Господствующим способом поэтического претворения действительности в период расцвета христианства стала аллегория. Излюбленная форма новой эпохи — роман. Аллегория — одно из проявлений аналогического мышления. Оно опирается на принцип: это подобно тому. Из одного сходства выводятся и открываются другие, и так, пока универсум не превращается в сеть взаимоотношений и соответствий. Аллегория, как и указывает само ее имя, есть иносказание: ведя речь об одном, подразумевают другое. Аналогия — сопряжение, стягивание, узел. Критик Чарлз А. Синглтон{135} показал, что «Божественная комедия» Данте есть не что иное, как аллегория аллегорий. Пролог к поэме представляет собой аллегорию путешествия поэта по трем мирам, оно в свою очередь является аллегорией мытарств грешной души и ее конечного спасения. Сумма всех этих круговых аллегорий — библейская Книга Исхода. Сам Данте об этом пишет{136}: «Если мы вслушаемся в то, что говорит буква, увидим, что смысл — в бегстве сынов Израилевых из Египта во времена Моисея; в аллегорическом плане — это искупление Христово, в моральном — спасение души…».[32] Священное Писание — мост между двумя реальностями, путешествие поэта в мир иной и испытание души, прежде чем ей будет дано право лицезреть божественное. Но Книга Исхода принадлежит Ветхому Завету, и, значит, эта аллегория содержит в себе еще одну — Евангелие. Страсти Христовы — связующие звено между словом древним и словом новым. Звено, замыкающее круг.
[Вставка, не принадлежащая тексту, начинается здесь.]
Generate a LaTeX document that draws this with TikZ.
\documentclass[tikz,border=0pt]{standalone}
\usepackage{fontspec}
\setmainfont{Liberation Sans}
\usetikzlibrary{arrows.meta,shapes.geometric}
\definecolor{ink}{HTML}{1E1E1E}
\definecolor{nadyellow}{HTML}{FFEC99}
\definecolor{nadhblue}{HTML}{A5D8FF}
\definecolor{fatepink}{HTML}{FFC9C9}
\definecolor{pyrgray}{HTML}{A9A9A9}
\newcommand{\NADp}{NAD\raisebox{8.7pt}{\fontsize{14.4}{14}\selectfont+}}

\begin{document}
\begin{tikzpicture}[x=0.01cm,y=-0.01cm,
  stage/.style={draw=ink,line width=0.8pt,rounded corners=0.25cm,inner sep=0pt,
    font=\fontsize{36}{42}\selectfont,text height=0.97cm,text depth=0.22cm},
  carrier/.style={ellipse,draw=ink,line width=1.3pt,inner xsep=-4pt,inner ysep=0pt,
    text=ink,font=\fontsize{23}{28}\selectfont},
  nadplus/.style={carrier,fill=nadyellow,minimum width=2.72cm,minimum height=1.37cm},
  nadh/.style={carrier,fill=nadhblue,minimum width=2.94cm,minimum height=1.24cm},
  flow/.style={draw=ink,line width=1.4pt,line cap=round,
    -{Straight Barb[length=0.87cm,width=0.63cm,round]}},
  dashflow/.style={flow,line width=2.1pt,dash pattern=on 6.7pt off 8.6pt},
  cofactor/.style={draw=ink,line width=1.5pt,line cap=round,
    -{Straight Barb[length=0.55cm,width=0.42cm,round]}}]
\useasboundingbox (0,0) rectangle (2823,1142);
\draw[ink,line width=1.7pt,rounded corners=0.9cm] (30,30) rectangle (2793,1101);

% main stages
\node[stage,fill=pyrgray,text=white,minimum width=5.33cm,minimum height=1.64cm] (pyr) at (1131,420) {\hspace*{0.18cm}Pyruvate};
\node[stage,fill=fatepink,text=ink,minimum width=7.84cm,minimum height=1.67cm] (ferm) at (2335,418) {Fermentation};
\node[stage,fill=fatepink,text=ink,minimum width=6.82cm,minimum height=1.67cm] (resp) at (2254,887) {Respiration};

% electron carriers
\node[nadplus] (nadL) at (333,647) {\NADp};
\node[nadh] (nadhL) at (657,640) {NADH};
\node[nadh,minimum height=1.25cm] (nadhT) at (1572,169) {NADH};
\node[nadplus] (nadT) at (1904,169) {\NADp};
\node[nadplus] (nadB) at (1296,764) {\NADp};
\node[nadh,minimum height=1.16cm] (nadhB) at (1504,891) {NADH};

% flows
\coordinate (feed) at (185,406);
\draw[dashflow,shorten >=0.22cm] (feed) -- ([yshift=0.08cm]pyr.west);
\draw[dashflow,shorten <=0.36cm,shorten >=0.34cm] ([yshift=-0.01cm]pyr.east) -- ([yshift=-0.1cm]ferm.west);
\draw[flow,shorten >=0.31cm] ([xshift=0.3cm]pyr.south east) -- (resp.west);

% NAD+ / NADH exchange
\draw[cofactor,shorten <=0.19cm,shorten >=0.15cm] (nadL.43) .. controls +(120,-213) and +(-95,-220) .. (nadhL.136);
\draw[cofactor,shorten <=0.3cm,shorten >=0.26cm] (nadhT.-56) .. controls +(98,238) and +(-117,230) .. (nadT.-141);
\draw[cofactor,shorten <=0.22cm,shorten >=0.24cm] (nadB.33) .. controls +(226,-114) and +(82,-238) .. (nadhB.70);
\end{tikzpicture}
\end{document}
История человечества в сжатом виде представлена в истории Израиля, которая сама есть аллегория той, что содержит в себе все прочие: Искупление. Связь между этими реальностями осуществляется на вербальном уровне, через поэтический текст. «Божественная комедия» расшифровывается с помощью другого текста, Книги Исхода. Последняя в свою очередь определяет третью — Евангелие. Эта цепь отсылает нас к теории информации. Высший смысл и значение могут быть не тождественны в отличие от систем символической трасформации и передачи символов. В современной науке эквивалентом сказанному может служить следующее: лингвистическая структура есть аллегория структуры субатомной, и обе отражены в генетическом коде. О «Комедии» можно сказать, что в ней имеются два потока: вербальный и подтекстовый. Первый образуется самой «Комедией», Книгой Исхода и Евангелием. Второй — это мытарства грешной души, бегство из Египта и история человечества, начиная с Адама. Обе линии отражены в путешествии поэта в иной мир, то есть в его поэме. Связь между словом и внешней реальностью носит абсолютно законченный характер.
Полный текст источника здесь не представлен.